Prima facie, could we call the former event a qualitative change and the latter a quantitative transformation?
All presidential candidates since Jackson (who's surprised about Trump's affinity for Old Hickory? Anyone?) have slung mud at their opponents and aggrandized themselves on the campaign trail, but Trump has availed himself of the popular microblogging platform to do it with greater speed and penetration than can be gained through the traditional information war machines of print, radio, and television media. The success of the #presidentbannon meme is more interesting, and perhaps representative of a qualitative advance. Ambitious members of Queen Elizabeth's court could sink their rivals by caricaturing them in verse, and it seems Trump's inner circle is no less susceptible to satire. Only in this case, it wasn't mocking ditties from other figures in the Administration that turned Bannon's fortunes, but mocking tweets from the hoi polloi, observing the dynamics of personality and power in the White House (now, as before, relations between political colleagues are neither private nor wholly instrumental), and strategically attacking the Chief Strategist by satirizing his perceived role as puppetmaster to Trump. The democratizing tendency of social media hasn't exactly installed box seating for the public against the far wall of the the Oval Office, but it has placed everyday detractors in a position where they're at liberty to slip notes onto the President's desk without having to pass through any of the usual courtiers (provided the note is undersigned by a sufficiently large mass of retweeters, armchair activists, and shitposters).

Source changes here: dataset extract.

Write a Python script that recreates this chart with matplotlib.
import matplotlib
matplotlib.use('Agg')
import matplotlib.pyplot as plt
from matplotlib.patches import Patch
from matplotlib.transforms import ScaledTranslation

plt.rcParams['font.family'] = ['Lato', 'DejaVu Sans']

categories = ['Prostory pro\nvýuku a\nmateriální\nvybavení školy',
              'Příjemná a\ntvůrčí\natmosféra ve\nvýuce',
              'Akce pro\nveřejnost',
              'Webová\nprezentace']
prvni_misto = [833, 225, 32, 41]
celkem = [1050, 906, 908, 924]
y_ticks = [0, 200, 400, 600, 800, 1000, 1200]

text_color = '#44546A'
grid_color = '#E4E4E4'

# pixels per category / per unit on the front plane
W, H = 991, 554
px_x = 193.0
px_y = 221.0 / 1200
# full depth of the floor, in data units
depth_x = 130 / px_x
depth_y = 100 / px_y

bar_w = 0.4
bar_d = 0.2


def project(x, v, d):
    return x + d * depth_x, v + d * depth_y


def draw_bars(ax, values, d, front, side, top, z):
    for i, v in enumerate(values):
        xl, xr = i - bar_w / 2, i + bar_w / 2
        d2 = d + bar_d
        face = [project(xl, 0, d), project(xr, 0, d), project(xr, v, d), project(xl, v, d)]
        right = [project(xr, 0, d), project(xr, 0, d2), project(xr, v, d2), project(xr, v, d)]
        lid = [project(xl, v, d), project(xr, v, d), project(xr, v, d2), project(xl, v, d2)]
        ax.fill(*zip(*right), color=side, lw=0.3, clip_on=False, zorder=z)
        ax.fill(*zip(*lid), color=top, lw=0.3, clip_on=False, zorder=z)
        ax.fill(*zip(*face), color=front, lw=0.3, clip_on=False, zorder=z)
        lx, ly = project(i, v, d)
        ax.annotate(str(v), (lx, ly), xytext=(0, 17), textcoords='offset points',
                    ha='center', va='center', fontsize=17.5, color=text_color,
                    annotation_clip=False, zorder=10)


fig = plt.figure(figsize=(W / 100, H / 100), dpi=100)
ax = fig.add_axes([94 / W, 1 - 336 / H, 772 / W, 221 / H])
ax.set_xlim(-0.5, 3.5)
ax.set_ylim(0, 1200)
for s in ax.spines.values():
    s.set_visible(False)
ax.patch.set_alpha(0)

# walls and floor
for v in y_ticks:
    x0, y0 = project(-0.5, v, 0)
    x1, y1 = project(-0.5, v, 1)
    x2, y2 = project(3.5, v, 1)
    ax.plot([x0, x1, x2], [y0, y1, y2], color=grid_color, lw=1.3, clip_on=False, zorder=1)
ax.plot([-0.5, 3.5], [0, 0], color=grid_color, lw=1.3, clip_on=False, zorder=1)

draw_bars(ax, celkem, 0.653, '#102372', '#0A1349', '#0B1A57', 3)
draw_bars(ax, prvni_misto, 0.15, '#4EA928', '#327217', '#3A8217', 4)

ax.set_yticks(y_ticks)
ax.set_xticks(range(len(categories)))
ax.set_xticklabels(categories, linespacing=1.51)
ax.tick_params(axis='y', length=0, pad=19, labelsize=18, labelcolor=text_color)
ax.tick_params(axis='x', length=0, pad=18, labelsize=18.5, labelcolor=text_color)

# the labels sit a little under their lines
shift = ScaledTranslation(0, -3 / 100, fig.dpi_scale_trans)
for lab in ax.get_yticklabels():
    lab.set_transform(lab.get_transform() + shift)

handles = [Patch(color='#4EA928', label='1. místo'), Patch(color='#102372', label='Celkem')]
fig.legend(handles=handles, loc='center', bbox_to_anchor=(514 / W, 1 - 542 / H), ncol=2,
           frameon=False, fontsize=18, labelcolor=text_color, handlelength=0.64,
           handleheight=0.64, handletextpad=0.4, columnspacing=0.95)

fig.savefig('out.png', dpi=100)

Of course, Bannon's appearance on the (old media) Saturday Night Live also reportedly got under Trump's skin (as did its treatment of long-suffering Press Secretary Sean Spicer), and he wasn't too happy about seeing Bannon's face on the cover of Time magazine (OLD old media) either. The #resist crowd's self-congratulations for compelling Trump into giving Bannon's leash a sharp yank might be undeserved. But it also warrants asking: who in the Time newsroom and Saturday Night Live writers' room isn't paying attention to Twitter trends? Should we believe that they're not to any extent calibrating their content with social media shareability (and the tastes of the "influencer" caste) in mind?

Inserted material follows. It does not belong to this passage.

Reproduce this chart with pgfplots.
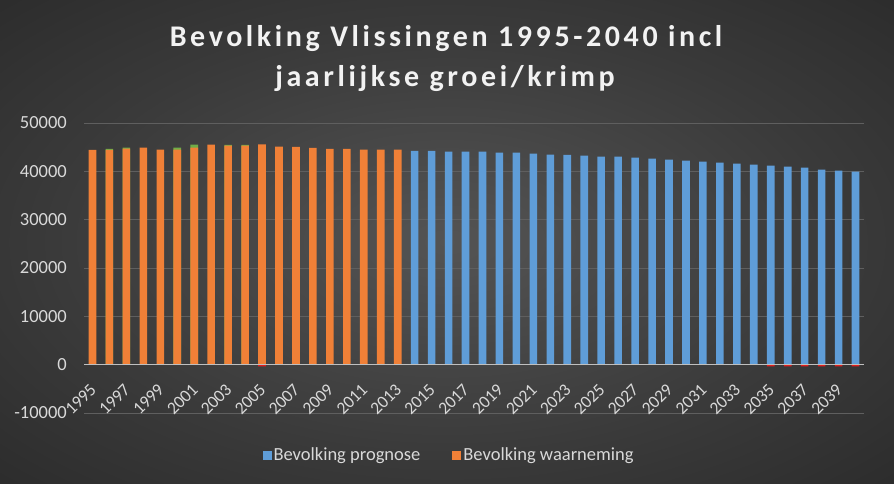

At what point does the ongoing, technologically spurred democratization of civic institutions intensify to the point where "more" bounces over to "new and different?" Are we already there? And to what degree and where is the impulse countered by the concurrent rise in oligarchism? Might the two vectors actually be reinforcing each other? Is the democratization of chatter and spectacle just a shorebound breaker concealing the plutocratic riptide underneath? Would the social framework of a new, high-tech Ancien RĂ©gime differ enough from the old to distinguish it as a unique and unprecedented phenomenon in history?
I think these are good questions. I wonder if history has any answers.